In the three and a half seasons I have played football, morale has never been lower. Until last week, I had never really thought about quitting, let alone seriously considered it.

I have never missed a practice, despite three shoulder dislocations and a previous back injury. I am a captain, so committment is expected. But when even the captains are no longer excited to play, football can take a dramatic turn for the worst.

Losing games is certainly discouraging, but that is hardly the only factor in the team’s current attitude.

From Monday to Friday we play football. We fight through bad knees, injured backs and strained muscles. We finish six hours of school only to crawl through another four hours of football. Theoretically, it’s all supposed to pay off on Friday night.

Our 2-4 record indicates otherwise. We have lost at least one player each game to injuries, only to watch the win slip through our fingers once again.

When only 13 healthy varsity players suit up for practice, it becomes difficult to cultivate a spirit of competition. While other teams have the numbers necessary to hone their skills, we are forced to develop our game using coaches or JV players to fill empty spots.

At this point I am so discouraged that I do not even want to talk about football, let alone play it. So why do we keep going? I think every one of us has our own reasons that keep us coming out to the field every day.

For me, I love the physicality of the game. I have played just about every other sport, and none of them compare. I love the fact that in football every part of myself is required.

Another reason that I will not quit is because I would never leave my teammates behind. We have spend entire seasons together; some of us have been on the same team for three and a half years now. This camaraderie keeps me committed in times like these when nothing else does.

One thing, however, is true for all of us. Deep down we all know that this is life. We are learning how to take a hit, get back up and do it again. We know that now is the time we decide how we will live, so we cannot just give up.

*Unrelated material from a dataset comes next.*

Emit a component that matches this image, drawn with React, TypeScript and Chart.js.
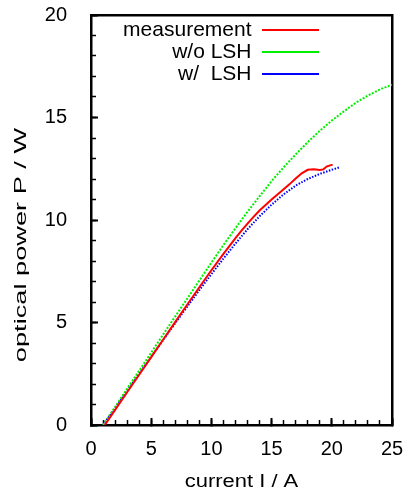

It is hard to get any sympathy, talking to teachers and other adult friends. Mr. (Greg) Stobbe, for instance, expressed much the same sentiment about his job. He said sometimes he wants to just give up teaching. Often he feels like he is not making a difference or the kids do not want to learn. Yet he keeps coming to work, day after day.

Football is an extra-curricular activity. No one is forcing us to do it; there will still be food on the table if we were to walk away today. Even so, I do not think there is a difference between football and the rest of life.

After 18 years of dealing with life’s hardships, I have begun the learning process. There are times when my teammates and I just want to give up–times when nothing is going our way. There are times when we pour everything we have into something, and we do not get anything back.

I can remember talking with Mr. (Lonnie) Godfrey two years ago in math class. He would get mad at me because he thought I spent too much time on football. One day I responded by telling him that football was just as important as school. I told him that I learn just as much, if not more, than I do from his class.

To this day I maintain that same stance. School may teach me how to count atoms or write essays, but football teaches me how to keep going. It teaches me that sometimes we have to just gut it out. Sometimes we will win, sometimes we will not, but quitting never got anyone anywhere.

The exciting thing about life is things can change in a heartbeat; we beat Farmersville in over-time on Friday and I’ll be at practice on Monday.